Selected Publications

  1. Hansen, Stephen, Michael McMahon and Andrea Prat (2017), “Transparency and Deliberation within the FOMC: A computational linguistics approach”. Forthcoming, Quarterly Journal of Economics.
  2. McMahon, Michael (2017) “‘Sound Finances’: Strategy or Soundbite”. National Institute Economic Review, 241(1):R13–R32, 2017.
  3. Hansen, Stephen and Michael McMahon (2016), “First Impressions Matter: Signalling as a Source of Policy Dynamics”. Review of Economic Studies.
  4. Hansen, Stephen and Michael McMahon (2016), “Shocking Language: Understanding the macroeconomic effects of central bank communication”. Journal of International Economics.
  5. Hansen, Stephen, Michael McMahon and Sorawoot Srisuma (2016), “Estimating Bayesian Decision Problems with Heterogeneous Expertise”. Journal of Applied Econometrics.

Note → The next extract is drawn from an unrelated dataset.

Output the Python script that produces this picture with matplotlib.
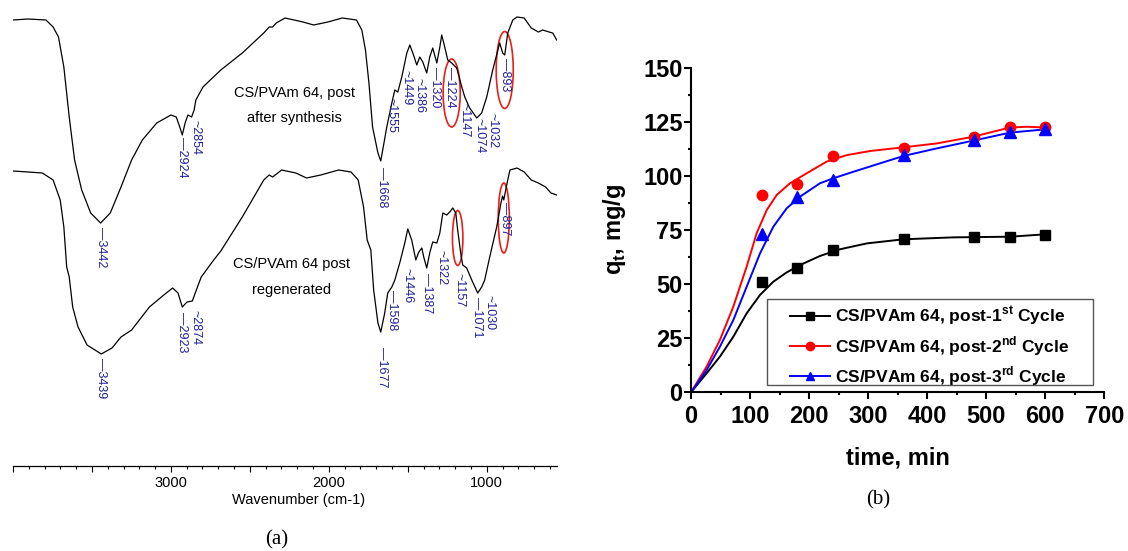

  6. Hansen, Stephen, Michael McMahon and Carlos Velasco Rivera (2014), “Preferences or Private Assessments on a Monetary Policy Committee? ” Journal of Monetary Economics, October 2014.
  7. Giavazzi, Francesco and Michael McMahon (2013) “The Household Effects of Government Spending”, chapter in Fiscal Policy after the Financial Crisis, edited by Alberto Alesina and Francesco Giavazzi, University of Chicago Press.
  8. Giavazzi, Francesco and Michael McMahon (2012) “Policy Uncertainty and Household Savings”, The Review of Economics and Statistics, May 2012, Vol. 94, No. 2, Pages 517-531.